Technically it's 4 communities, but, yes, only two currently have
"credible" registries in place.


-Ross.

On Thu, Apr 30, 2009 at 9:28 PM, Jonathan Rochkind <rochk...@jhu.edu> wrote:
> Crosswalk is exactly the wrong answer for this. Two very small overlapping 
> communities of most library developers can surely agree on using the same 
> identifiers, and then we make things easier for US.  We don't need to solve 
> the entire universe of problems. Solve the simple problem in front of you in 
> the simplest way that could possibly work and still leave room for future 
> expansion and improvement. From that, we learn how to solve the big problems, 
> when we're ready.
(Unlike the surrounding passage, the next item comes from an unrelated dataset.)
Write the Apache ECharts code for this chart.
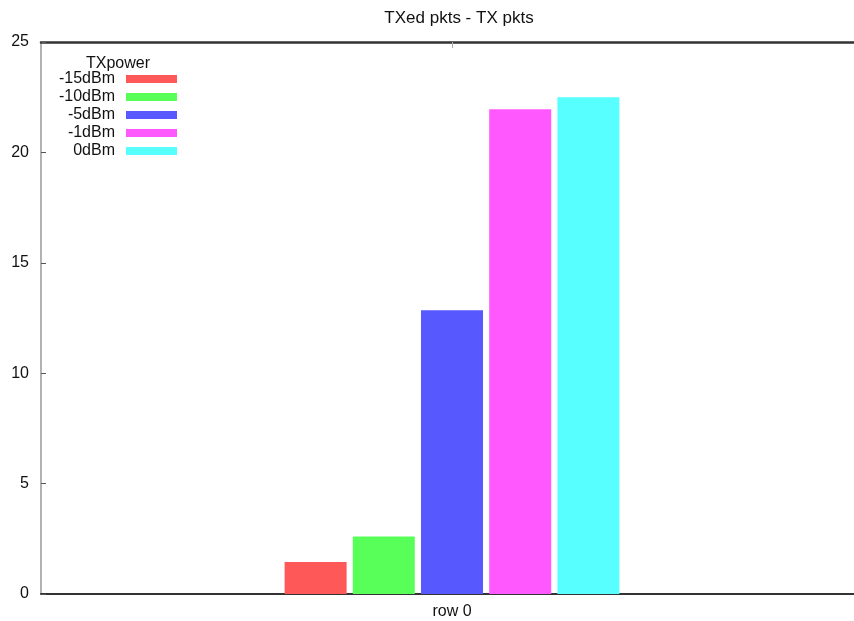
<!DOCTYPE html>
<html>
<head>
<meta charset="utf-8">
<style>
  html, body { margin: 0; padding: 0; background: #fff; overflow: hidden; }
  /* the plot frame runs a little past the right edge of the window */
  #chart { width: 863px; height: 621px; }
</style>
<script src="https://cdn.jsdelivr.net/npm/echarts@6/dist/echarts.min.js"></script>
</head>
<body>
<div id="chart"></div>
<script>
// Transmitted packet counts per TX power level
const categories = ['row 0'];
const powerLevels = ['-15dBm', '-10dBm', '-5dBm', '-1dBm', '0dBm'];
const txPkts = [1.45, 2.6, 12.85, 21.95, 22.5];
const yTicks = [0, 5, 10, 15, 20, 25];
const colors = ['#ff5858', '#58ff58', '#5858ff', '#ff58ff', '#58ffff'];

const FONT = 'Liberation Sans';
const W = 863;
const chart = echarts.init(document.getElementById('chart'), null, { renderer: 'canvas' });

const series = powerLevels.map((name, i) => ({
  name: name,
  type: 'bar',
  data: [txPkts[i]],
  barWidth: 62,
  barGap: '10%',
  itemStyle: { color: colors[i] },
  emphasis: { disabled: true },
  animation: false
}));

// One legend block per level so each swatch lines up on the right with its label
const legends = powerLevels.map((name, i) => ({
  data: [name],
  right: W - 177,
  top: 71 + i * 18,
  align: 'right',
  orient: 'vertical',
  itemWidth: 51,
  itemHeight: 8,
  itemGap: 0,
  padding: 0,
  selectedMode: false,
  icon: 'rect',
  textStyle: { fontFamily: FONT, fontSize: 16, color: '#111', padding: [0, 6, 0, 0] }
}));

chart.setOption({
  animation: false,
  title: [
    {
      text: 'TXed pkts - TX pkts',
      left: 454, top: 5, textAlign: 'center',
      textStyle: { fontFamily: FONT, fontSize: 17, fontWeight: 'normal', color: '#111' }
    },
    {
      text: 'TXpower',
      left: 113, top: 51, textAlign: 'center',
      textStyle: { fontFamily: FONT, fontSize: 16, fontWeight: 'normal', color: '#111' }
    }
  ],
  legend: legends,
  grid: { left: 41, top: 42, right: 0, bottom: 27, containLabel: false },
  xAxis: [
    {
      type: 'category',
      data: categories,
      position: 'bottom',
      axisLine: { lineStyle: { color: '#333', width: 2 } },
      axisTick: { show: false },
      axisLabel: { fontFamily: FONT, fontSize: 16, color: '#111', margin: 10 }
    },
    {
      type: 'category',
      data: categories,
      position: 'top',
      axisLine: { lineStyle: { color: '#333', width: 2.5 } },
      axisTick: { show: true, inside: true, alignWithLabel: true, length: 6, lineStyle: { color: '#aaa' } },
      axisLabel: { show: false }
    }
  ],
  yAxis: {
    type: 'value',
    min: yTicks[0],
    max: yTicks[yTicks.length - 1],
    interval: 5,
    axisLine: { show: true, lineStyle: { color: '#999', width: 1.5 } },
    axisTick: { show: true, inside: true, length: 5, lineStyle: { color: '#555' } },
    splitLine: { show: false },
    axisLabel: { fontFamily: FONT, fontSize: 16, color: '#111', margin: 12 }
  },
  series: series
});
</script>
</body>
</html>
Overreach and try to solve the huge problem including every 
> possible use case, many of which don't apply to you but SOMEDAY MIGHT... and 
> you end up with the kind of over-abstracted over-engineered 
> too-complicated-to-actually-catch-on solutions that... we in the library 
> community normally end up with.
> ________________________________________
> From: Code for Libraries [code4...@listserv.nd.edu] On Behalf Of Peter Noerr 
> [pno...@museglobal.com]
> Sent: Thursday, April 30, 2009 6:37 PM
> To: CODE4LIB@LISTSERV.ND.EDU
> Subject: Re: [CODE4LIB] One Data Format Identifier (and Registry) to Rule 
> Them All
>
> Some further observations. So far this threadling has mentioned only trying 
> to unify two different sets of identifiers. However there are a much larger 
> number of them out there (and even larger numbers of schemas and other 
> "standard-things-that-everyone-should-use-so-we-all-know-what-we-are-talking-about")
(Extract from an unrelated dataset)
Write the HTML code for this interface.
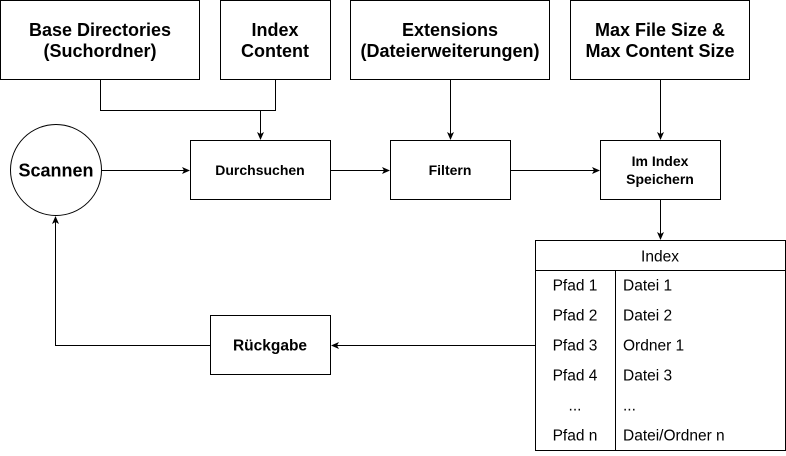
<!DOCTYPE html><html><head><style>body{margin:0;background:#fff}svg text{font-family:"Liberation Sans",Arial,sans-serif;fill:#000}</style></head><body>
<svg width="786" height="451" xmlns="http://www.w3.org/2000/svg">
<defs><marker id="a" markerWidth="8" markerHeight="8" refX="7" refY="4" orient="auto" markerUnits="userSpaceOnUse"><path d="M0,0.5 L8,4 L0,7.5 L2,4 Z" fill="#000"/></marker></defs>
<g fill="#fff" stroke="#000" stroke-width="1">
<rect x="0.5" y="0.5" width="199" height="79"/>
<rect x="220.5" y="0.5" width="110" height="79"/>
<rect x="350.5" y="0.5" width="199" height="79"/>
<rect x="570.5" y="0.5" width="179" height="79"/>
<circle cx="56" cy="170" r="45.5"/>
<rect x="190.5" y="140.5" width="140" height="59"/>
<rect x="390.5" y="140.5" width="120" height="59"/>
<rect x="600.5" y="140.5" width="120" height="59"/>
<rect x="210.5" y="315.5" width="120" height="59"/>
<rect x="535.5" y="240.5" width="250" height="210"/>
</g>
<g stroke="#000" fill="none">
<line x1="535.5" y1="270.5" x2="785.5" y2="270.5"/>
<line x1="615.5" y1="270.5" x2="615.5" y2="450.5"/>
<polyline points="100.5,80 100.5,110.5 275.5,110.5 275.5,80"/>
<line x1="260.5" y1="110.5" x2="260.5" y2="139" marker-end="url(#a)"/>
<line x1="450.5" y1="80" x2="450.5" y2="139" marker-end="url(#a)"/>
<line x1="660.5" y1="80" x2="660.5" y2="139" marker-end="url(#a)"/>
<line x1="660.5" y1="200" x2="660.5" y2="239" marker-end="url(#a)"/>
<line x1="101.5" y1="170.5" x2="189" y2="170.5" marker-end="url(#a)"/>
<line x1="331" y1="170.5" x2="389" y2="170.5" marker-end="url(#a)"/>
<line x1="511" y1="170.5" x2="599" y2="170.5" marker-end="url(#a)"/>
<line x1="535" y1="345.5" x2="332" y2="345.5" marker-end="url(#a)"/>
<polyline points="210,345.5 55.5,345.5 55.5,217" marker-end="url(#a)"/>
</g>
<g font-weight="bold" font-size="18" text-anchor="middle">
<text x="100" y="36">Base Directories</text><text x="100" y="57">(Suchordner)</text>
<text x="275" y="36">Index</text><text x="275" y="57">Content</text>
<text x="450" y="36">Extensions</text><text x="450" y="57">(Dateierweiterungen)</text>
<text x="660" y="36">Max File Size &amp;</text><text x="660" y="57">Max Content Size</text>
<text x="56" y="176.5" font-size="18">Scannen</text>
<text x="260" y="175" font-size="14">Durchsuchen</text>
<text x="450" y="175" font-size="14">Filtern</text>
<text x="660" y="166" font-size="14">Im Index</text><text x="660" y="184" font-size="14">Speichern</text>
<text x="270" y="350.5" font-size="15.5">Rückgabe</text>
</g>
<g font-size="15.5">
<text x="660" y="261.5" text-anchor="middle">Index</text>
<g text-anchor="middle">
<text x="575" y="290.5">Pfad 1</text><text x="575" y="320.5">Pfad 2</text><text x="575" y="350.5">Pfad 3</text><text x="575" y="380.5">Pfad 4</text><text x="575" y="410.5">...</text><text x="575" y="440.5">Pfad n</text>
</g>
<text x="623" y="290.5">Datei 1</text><text x="623" y="320.5">Datei 2</text><text x="623" y="350.5">Ordner 1</text><text x="623" y="380.5">Datei 3</text><text x="623" y="410.5">...</text><text x="623" y="440.5">Datei/Ordner n</text>
</g>
</svg></body></html>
>  and the problem exists for any of these things (identifiers, etc.) where 
> there are more than one of them. So really unifying two sets of identifiers, 
> while very useful, is not actually going to solve much.
>
> Is there any broader methodology we could approach which potentially allows 
> multiple unifications or (my favourite) cross-walks. (Complete unification 
> requires everybody agrees and sticks to it, and human history is sort of not 
> on that track...) And who (people and organizations) would undertake this?
>
> Ross' point about a lightweight approach is necessary for any sort of 
> adoption, but this is a problem (which plagues all we do in federated search) 
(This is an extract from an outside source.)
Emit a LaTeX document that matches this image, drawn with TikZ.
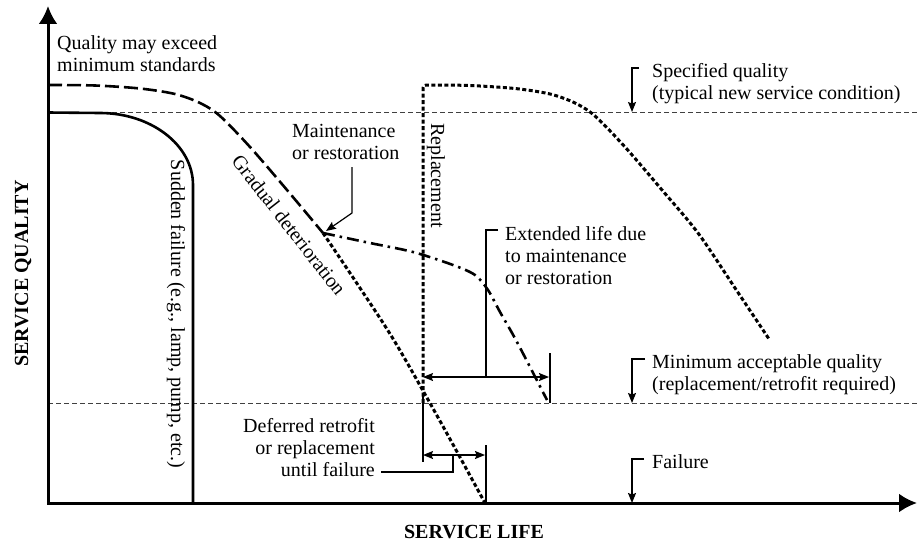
\documentclass[tikz,border=0pt]{standalone}
\usepackage{fontspec}
\setmainfont{Liberation Serif}
\usetikzlibrary{arrows.meta}
\begin{document}
\begin{tikzpicture}[x=1pt,y=-1pt,
  ah/.tip={Stealth[length=10pt,width=8pt,inset=1.5pt]},
  bigtip/.tip={Latex[length=18pt,width=19pt]},
  lbl/.style={font=\fontsize{20}{22}\selectfont, inner sep=0pt, align=left},
  ttl/.style={font=\fontsize{20}{22}\selectfont\bfseries, inner sep=0pt},
  axis/.style={line width=3pt, line join=miter},
  thinln/.style={line width=1.2pt},
  guide/.style={line width=1pt, dash pattern=on 5pt off 3pt, black!75},
  longdash/.style={line width=2.6pt, dash pattern=on 14pt off 5pt},
  shortdash/.style={line width=3pt, dash pattern=on 4pt off 2.5pt},
  dashdot/.style={line width=2.6pt, dash pattern=on 12pt off 5pt on 2.5pt off 5pt},
  solidcurve/.style={line width=2.6pt}
]
\useasboundingbox (0,0) rectangle (917,543);

% coordinates
\coordinate (Ytop) at (48,6);
\coordinate (O) at (48,503);
\coordinate (Xend) at (917,503);
\coordinate (M) at (323,233);

% guide lines
\draw[guide] (48,112) -- (917,112);
\draw[guide] (48,403) -- (917,403);

% axes
\draw[axis, bigtip-bigtip] (Ytop) -- (O) -- (Xend);

% sudden failure
\draw[solidcurve] (48,112.5) -- (100,113) .. controls (151,113) and (193,145) .. (193,185) -- (193,503);

% gradual deterioration
\draw[longdash] plot[smooth] coordinates {(48,85) (95,85.5) (140,88.5) (175,94) (200,103) (220,116) (250,147) (287,190) (M)};
\draw[shortdash] plot[smooth] coordinates {(M) (360,288) (395,342) (440,421) (485,503)};

% maintenance / restoration
\draw[dashdot] plot[smooth] coordinates {(M) (370,243) (413,252) (453,265) (475,275) (488,290) (500,312) (517,342) (547,400)};

% replacement
\draw[shortdash] (423,403) -- (423,91) .. controls (423,85.2) .. (429,85.1) -- plot[smooth] coordinates {(440,85.2) (470,85.5) (515,88.5) (550,94) (575,103) (595,116) (625,147) (662,190) (698,233) (735,288) (769,339)};

% labels
\node[lbl, anchor=north west] (q) at (57,35.3) {Quality may exceed\\minimum standards};
\node[lbl, anchor=north west] (mr) at (292,124.3) {Maintenance\\or restoration};
\node[lbl, anchor=north west] (sq) at (652,63.3) {Specified quality\\(typical new service condition)};
\node[lbl, anchor=north west] (ma) at (652,354.3) {Minimum acceptable quality\\(replacement/retrofit required)};
\node[lbl, anchor=north west] (fl) at (652,454.3) {Failure};
\node[lbl, anchor=north west] (el) at (505,226.3) {Extended life due\\to maintenance\\or restoration};
\node[lbl, anchor=north east, align=right] (dr) at (375,418.3) {Deferred retrofit\\or replacement\\until failure};
\node[lbl, anchor=base, rotate=-90] (sf) at (171,314) {Sudden failure (e.g., lamp, pump, etc.)};
\node[lbl, anchor=base, rotate=-90] (rp) at (431,175.5) {Replacement};
\node[lbl, anchor=center, rotate=-52] (gd) at (289,225) {Gradual deterioration};
\node[ttl, anchor=base, rotate=90] (yq) at (28,273.5) {SERVICE QUALITY};
\node[ttl, anchor=base] (xl) at (474,538) {SERVICE LIFE};

% leader arrows
\coordinate (mrA) at (352,167);
\coordinate (mrB) at (352,213);
\draw[thinln, -ah] (mrA) -- (mrB) -- (326,231);

\coordinate (sqA) at (639,68);
\draw[thinln, -ah] (sqA) -- (632,68) -- (632,112);
\coordinate (maA) at (645,359);
\draw[thinln, -ah] (maA) -- (632,359) -- (632,403);
\coordinate (flA) at (644,459);
\draw[thinln, -ah] (flA) -- (632,459) -- (632,503);

% extended life bracket
\coordinate (eL) at (423,377);
\coordinate (eR) at (549,377);
\draw[thinln, ah-ah] (eL) -- (eR);
\draw[thinln] (550,353) -- (550,403);
\draw[thinln] (498,230) -- (486,230) -- (486,377);
\draw[thinln] (423,395) -- (423,462);

% deferred bracket
\coordinate (dL) at (423,455);
\coordinate (dR) at (485,455);
\draw[thinln, ah-ah] (dL) -- (dR);
\draw[thinln] (486,445) -- (486,503);
\draw[thinln] (381,472) -- (453,472) -- (453,455);
\end{tikzpicture}
\end{document}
> which cannot just be solved by another registry. Somebody/organisation has to 
> look at the identifiers or whatever and decide that two of them are identical 
> or, worse, only partially overlap and hence scope has to be defined. In a 
> syntax that all understand of course. Already in this thread we have the 
> sub/super case question from Karen (in a post on the openurl (or Z39.88 
> <sigh> - identifiers!) listserv). And the various identifiers for MARC 
> (below) could easily be for MARC-XML, MARC21-ISO2709, MARCUK-ISO2709. Now 
> explain in words of one (computer understandable) syllable what the 
> differences are.
>
> I'm not trying to make problems. There are problems and this is only a small 
> subset of them, and they confound us every day. I would love to adopt 
> standard definitions for these things, but which Standard? Because anyone can 
> produce any identifier they like, we have decided that the unification of 
> them has to be kept internal where we at least have control of the 
> unifications, even if they change pretty frequently.
>
> Peter
>
>
> Dr Peter Noerr
> CTO, MuseGlobal, Inc.
>
> +1 415 896 6873 (office)
> +1 415 793 6547 (mobile)
> www.museglobal.com
>
>
>> -----Original Message-----
>> From: Code for Libraries [mailto:code4...@listserv.nd.edu] On Behalf Of
>> Ross Singer
>> Sent: Thursday, April 30, 2009 12:00
>> To: CODE4LIB@LISTSERV.ND.EDU
>> Subject: [CODE4LIB] One Data Format Identifier (and Registry) to Rule Them
>> All
>>
>> Hello everybody.  I apologize for the crossposting, but this is an
>> area that could (potentially) affect every one of these groups.  I
>> realize that not everybody will be able to respond to all lists,
>> but...
>>
>> First of all, some back story (Code4Lib subscribers can probably skip
>> ahead):
>>
>> Jangle [1] requires URIs to explicitly declare the format of the data
>> it is transporting (binary marc, marcxml, vcard, DLF
>> simpleAvailability, MODS, EAD, etc.).  In the past, it has used it's
>> own URI structure for this (http://jangle.org/vocab/formats#...) but
>> this was always been with the intention of moving out of the
>> jangle.org into a more "generic" space so it could be used by other
>> initiatives.
>>
>> This same concept came up in UnAPI [2] (I think this thread:
>> http://old.onebiglibrary.net/yale/cipolo/gcs-pcs-list/2006-
>> March/thread.html#682
>> discusses it a bit - there is a reference there that it maybe had come
>> up before) although was rejected ultimately in favor of an (optional)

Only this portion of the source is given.